23.1 Overschrijding bouwgrenzen
Bouwgrenzen, niet zijnde bestemmingsgrenzen, mogen in afwijking van aanduidingsgrenzen, aanduidingen en bestemmingsregels worden overschreden door:
-
a. tot gebouwen behorende stoepen, stoeptreden, trappen(huizen), galerijen, hellingbanen, funderingen, balkons, entreeportalen, veranda's en afdaken, mits de overschrijding ten hoogste 2,5 m bedraagt;
-
b. andere ondergeschikte onderdelen van gebouwen, mits de overschrijding ten hoogste 1,5 m bedraagt;
-
c. technische installaties, mits:
-
1. deze bouwdelen indien mogelijk uit het zicht vanaf de openbare ruimte en van omwonenden worden geplaatst;
-
2. de overschrijding ten hoogste 1,5 m bedraagt;
-
3. het bedrijf/ de installatie op de aanbevolen afstand van woningen staat volgens de brochure 'bedrijven en milieuzonering' van de Vereniging van Nederlandse Gemeenten of de technische installatie noodzakelijk is door nieuwe wet- of regelgeving.
23.2 Ondergronds bouwen
23.2.1 Ondergrondse werken
Voor het uitvoeren van ondergrondse werken, geen bouwwerk zijnde en werkzaamheden gelden, behoudens in deze regels opgenomen afwijkingen, geen beperkingen.
23.2.2 Ondergrondse bouwwerken
Voor het bouwen van ondergrondse bouwwerken, gelden de volgende bepalingen, tenzij in de regels anders is opgenomen:
-
a. ondergrondse bouwwerken zijn toegestaan binnen het bouwvlak;
-
b. ondergrondse bouwwerken zijn toegestaan buiten het bouwvlak met een maximum oppervlakte van 30 m2;
-
c. de ondergrondse bouwdiepte van de ondergrondse bouwwerken bedraagt maximaal 4 m onder maaiveld;
-
d. bij het berekenen van de bebouwingspercentages, of van het maximaal te bebouwen oppervlak, wordt de oppervlakte van ondergrondse gebouwen mede in aanmerking genomen.

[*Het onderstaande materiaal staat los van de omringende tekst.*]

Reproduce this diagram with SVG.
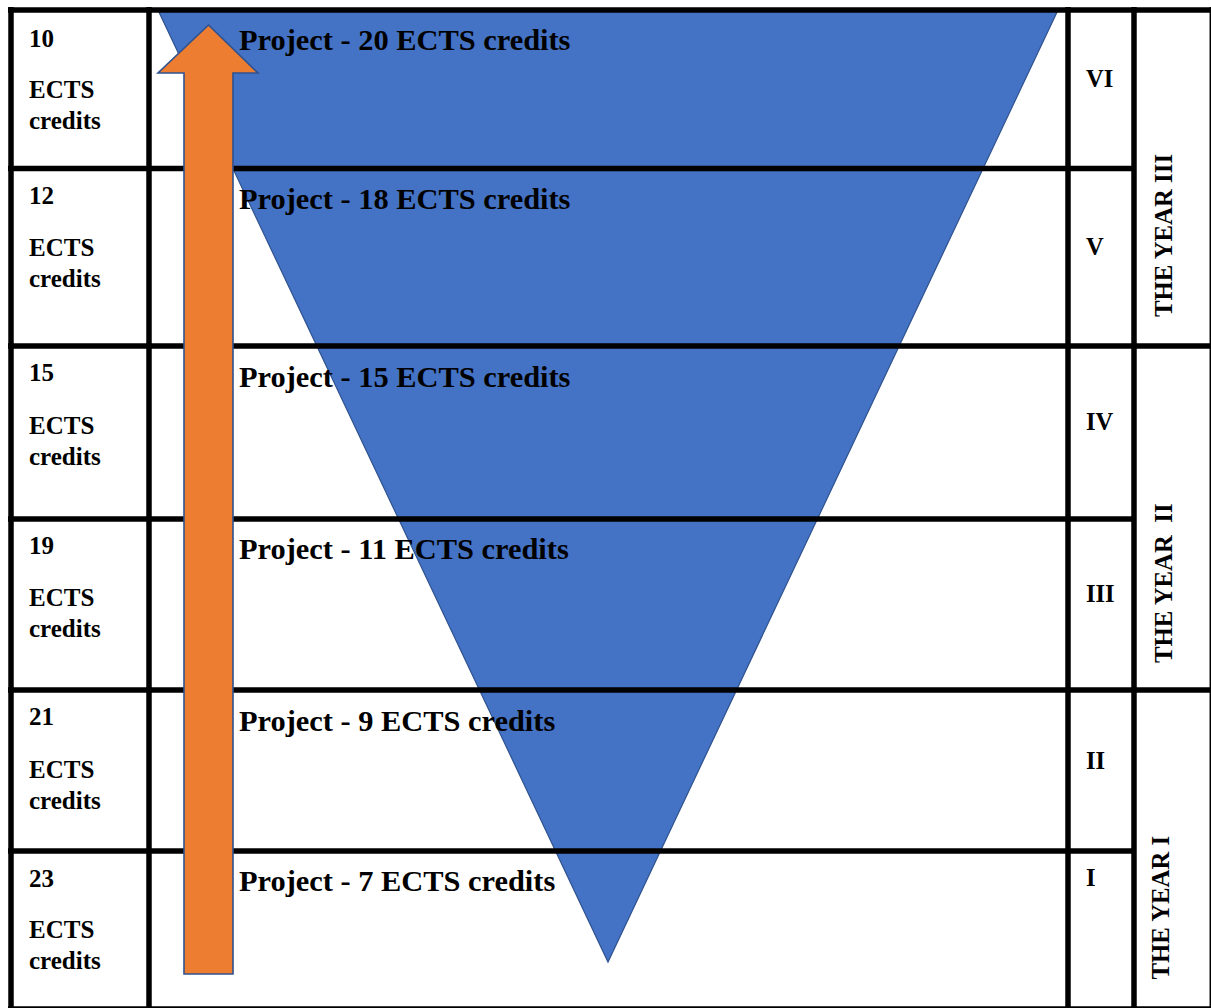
<svg xmlns="http://www.w3.org/2000/svg" width="1211" height="1008" viewBox="0 0 1211 1008">
<style>
.t{font-family:"Liberation Serif","Times New Roman",serif;font-weight:bold;fill:#000}
.proj{font-size:30.4px}
.sm{font-size:25px}
.rn{font-size:24.5px}
.ln{stroke:#000;stroke-width:5.5;fill:none}
.yr{font-size:24.8px;white-space:pre}
</style>
<rect x="0" y="0" width="1211" height="1008" fill="#fff"/>
<g id="funnel">
<polygon points="158,10 1058,10 608,962" fill="#4472C4" stroke="#2F528F" stroke-width="1.2"/>
</g>
<g id="grid">
<line class="ln" x1="8" y1="10" x2="1211" y2="10"/>
<line class="ln" x1="8" y1="1009" x2="1211" y2="1009"/>
<line class="ln" x1="8" y1="168.5" x2="1134" y2="168.5"/>
<line class="ln" x1="8" y1="346" x2="1211" y2="346"/>
<line class="ln" x1="8" y1="519" x2="1134" y2="519"/>
<line class="ln" x1="8" y1="690" x2="1211" y2="690"/>
<line class="ln" x1="8" y1="851" x2="1134" y2="851"/>
<line class="ln" x1="11" y1="7" x2="11" y2="1008"/>
<line class="ln" x1="149" y1="7" x2="149" y2="1008"/>
<line class="ln" x1="1068" y1="7" x2="1068" y2="1008"/>
<line class="ln" x1="1134" y1="7" x2="1134" y2="1008"/>
<line x1="1210.3" y1="7" x2="1210.3" y2="1008" stroke="#000" stroke-width="1.5"/>
</g>
<g id="connectors">
<polygon id="progress-arrow" points="208.5,25 258,73 233,73 233,974 184,974 184,73 158,73" fill="#ED7D31" stroke="#2F528F" stroke-width="1.6" stroke-linejoin="miter"/>
</g>
<g id="row-vi">
<text class="t sm" x="29" y="46.5">10</text>
<text class="t sm" x="29" y="97.5">ECTS</text>
<text class="t sm" x="29" y="128.5">credits</text>
<text class="t proj" x="239" y="50">Project - 20 ECTS credits</text>
<text class="t rn" x="1086" y="86.5">VI</text>
</g>
<g id="row-v">
<text class="t sm" x="29" y="203.5">12</text>
<text class="t sm" x="29" y="256">ECTS</text>
<text class="t sm" x="29" y="287">credits</text>
<text class="t proj" x="239" y="209">Project - 18 ECTS credits</text>
<text class="t rn" x="1086" y="255">V</text>
</g>
<g id="row-iv">
<text class="t sm" x="29" y="381">15</text>
<text class="t sm" x="29" y="433.5">ECTS</text>
<text class="t sm" x="29" y="464.5">credits</text>
<text class="t proj" x="239" y="386.5">Project - 15 ECTS credits</text>
<text class="t rn" x="1086" y="429.5">IV</text>
</g>
<g id="row-iii">
<text class="t sm" x="29" y="553.5">19</text>
<text class="t sm" x="29" y="606">ECTS</text>
<text class="t sm" x="29" y="637">credits</text>
<text class="t proj" x="239" y="559">Project - 11 ECTS credits</text>
<text class="t rn" x="1086" y="601.5">III</text>
</g>
<g id="row-ii">
<text class="t sm" x="29" y="725">21</text>
<text class="t sm" x="29" y="777.5">ECTS</text>
<text class="t sm" x="29" y="808.5">credits</text>
<text class="t proj" x="239" y="730.5">Project - 9 ECTS credits</text>
<text class="t rn" x="1086" y="769">II</text>
</g>
<g id="row-i">
<text class="t sm" x="29" y="886.5">23</text>
<text class="t sm" x="29" y="937.5">ECTS</text>
<text class="t sm" x="29" y="968.5">credits</text>
<text class="t proj" x="239" y="891">Project - 7 ECTS credits</text>
<text class="t rn" x="1086" y="886">I</text>
</g>
<g id="year-iii">
<text class="t yr" transform="translate(1171.5,317) rotate(-90)">THE YEAR III</text>
</g>
<g id="year-ii">
<text class="t yr" transform="translate(1172,663) rotate(-90)">THE YEAR  II</text>
</g>
<g id="year-i">
<text class="t yr" transform="translate(1168.5,979.5) rotate(-90)">THE YEAR I</text>
</g>
</svg>
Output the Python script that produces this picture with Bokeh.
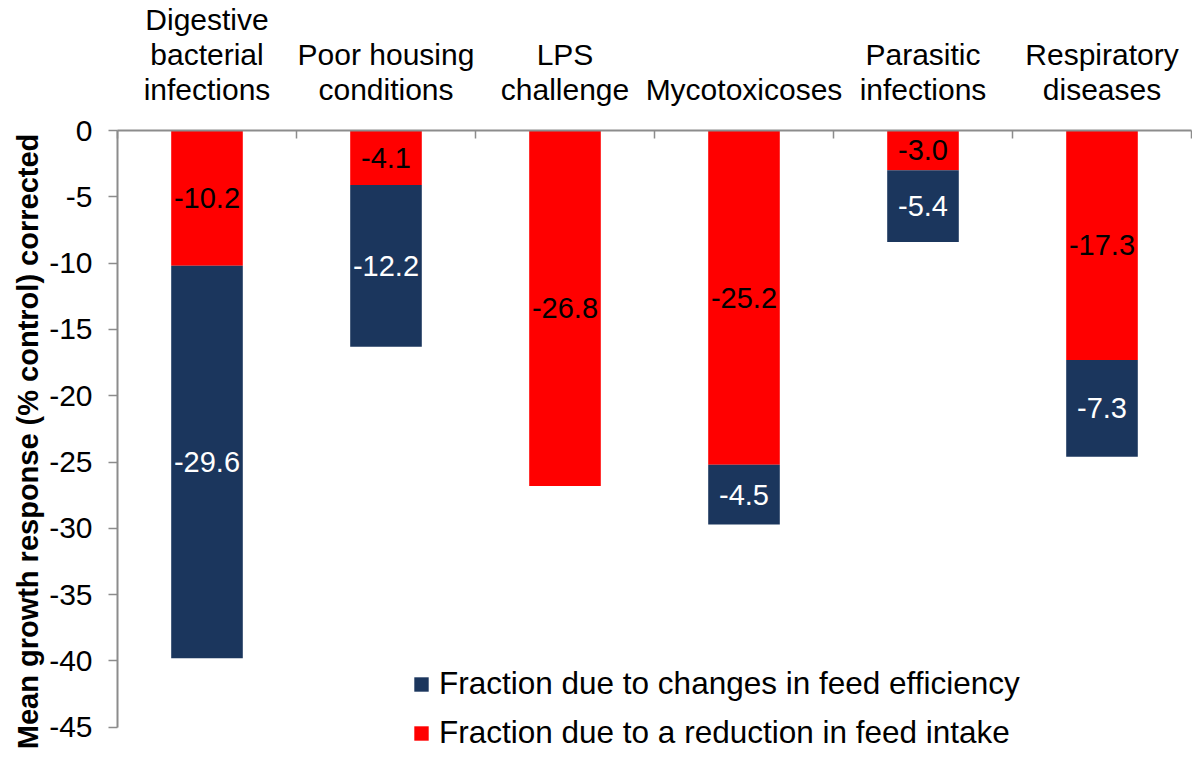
from bokeh.plotting import figure
from bokeh.models import ColumnDataSource, Range1d, FixedTicker, Legend, LegendItem
from bokeh.embed import file_html
from bokeh.resources import INLINE
from bokeh.core.properties import value

# ---- data ----
categories = ["Digestive\nbacterial\ninfections", "Poor housing\nconditions", "LPS\nchallenge",
              "Mycotoxicoses", "Parasitic\ninfections", "Respiratory\ndiseases"]
intake = [-10.2, -4.1, -26.8, -25.2, -3.0, -17.3]        # reduction in feed intake (red)
efficiency = [-29.6, -12.2, 0.0, -4.5, -5.4, -7.3]       # changes in feed efficiency (navy)
y_ticks = [0, -5, -10, -15, -20, -25, -30, -35, -40, -45]
y_tick_labels = ["0", "-5", "-10", "-15", "-20", "-25", "-30", "-35", "-40", "-45"]
series_names = ["Fraction due to changes in feed efficiency",
                "Fraction due to a reduction in feed intake"]
y_title = "Mean growth response (% control) corrected"

FONT = "Liberation Sans"
RED = "#FF0000"
NAVY = "#1B365D"
GRAY = "#8C8C8C"

n = len(categories)
xs = [i + 0.5 for i in range(n)]
total = [a + b for a, b in zip(intake, efficiency)]

src = ColumnDataSource(dict(x=xs, intake=intake, total=total))

p = figure(width=1192, height=752, x_range=Range1d(0, n), y_range=Range1d(-46.9, 0),
           output_backend="svg", toolbar_location=None, x_axis_location="above",
           min_border_left=117, min_border_right=1, min_border_top=130, min_border_bottom=0)
p.outline_line_color = None
p.xgrid.visible = False
p.ygrid.visible = False
p.background_fill_color = "white"
p.border_fill_color = "white"

# x axis (top): labels at category centres, ticks at category boundaries
xa = p.xaxis[0]
xa.ticker = FixedTicker(ticks=xs, minor_ticks=list(range(n + 1)))
xa.major_label_overrides = {xv: c for xv, c in zip(xs, categories)}
xa.major_tick_line_color = None
xa.minor_tick_in = 8
xa.minor_tick_out = 0
xa.minor_tick_line_color = GRAY
xa.minor_tick_line_width = 1.5
xa.axis_line_color = GRAY
xa.axis_line_width = 2
xa.major_label_text_font = FONT
xa.major_label_text_font_size = "30px"
xa.major_label_text_color = "black"
xa.major_label_text_line_height = 1.05
xa.major_label_standoff = 19

# y axis
ya = p.yaxis[0]
ya.ticker = FixedTicker(ticks=y_ticks, minor_ticks=[])
ya.major_label_overrides = {v: t for v, t in zip(y_ticks, y_tick_labels)}
ya.bounds = (-45, 0)
ya.major_tick_out = 9
ya.major_tick_in = 0
ya.major_tick_line_color = GRAY
ya.major_tick_line_width = 1.5
ya.axis_line_color = GRAY
ya.axis_line_width = 2
ya.major_label_text_font = FONT
ya.major_label_text_font_size = "30px"
ya.major_label_text_color = "black"
ya.major_label_standoff = 16
ya.axis_label = y_title
ya.axis_label_text_font = FONT
ya.axis_label_text_font_size = "29px"
ya.axis_label_text_font_style = "bold"
ya.axis_label_text_color = "black"
ya.axis_label_standoff = 2

# bars
r_int = p.vbar(x="x", bottom=0, top="intake", width=0.4, source=src,
               fill_color=RED, line_color=None)
r_eff = p.vbar(x="x", bottom="intake", top="total", width=0.4, source=src,
               fill_color=NAVY, line_color=None)

# value labels
lab_int = ColumnDataSource(dict(x=xs, y=[v / 2 for v in intake],
                                t=["%.1f" % v for v in intake]))
ex, ey, et = [], [], []
for xv, a, b in zip(xs, intake, efficiency):
    if b != 0:
        ex.append(xv)
        ey.append(a + b / 2)
        et.append("%.1f" % b)
lab_eff = ColumnDataSource(dict(x=ex, y=ey, t=et))

p.text(x="x", y="y", text="t", source=lab_int, text_align="center", text_baseline="middle",
       text_font=value(FONT), text_font_size="29px", text_color="black")
p.text(x="x", y="y", text="t", source=lab_eff, text_align="center", text_baseline="middle",
       text_font=value(FONT), text_font_size="29px", text_color="white")

# legend
legend = Legend(items=[LegendItem(label=series_names[0], renderers=[r_eff]),
                       LegendItem(label=series_names[1], renderers=[r_int])],
                location=(295, 1), orientation="vertical")
legend.background_fill_alpha = 0
legend.border_line_color = None
legend.padding = 0
legend.margin = 0
legend.spacing = 12
legend.glyph_width = 18
legend.glyph_height = 18
legend.label_height = 34
legend.label_standoff = 9
legend.label_text_font = FONT
legend.label_text_font_size = "31.5px"
legend.label_text_color = "black"
legend.label_text_baseline = "middle"
p.add_layout(legend)

open("out.html", "w").write(file_html(p, INLINE))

23.2.3 Afwijken van de regels
Burgemeester en wethouders kunnen afwijken van het bepaalde in lid 23.2.2 onder c voor het bouwen van ondergrondse bouwwerken met een ondergrondse bouwdiepte van maximaal 10 m onder maaiveld onder de voorwaarde dat de waterhuishouding niet wordt verstoord.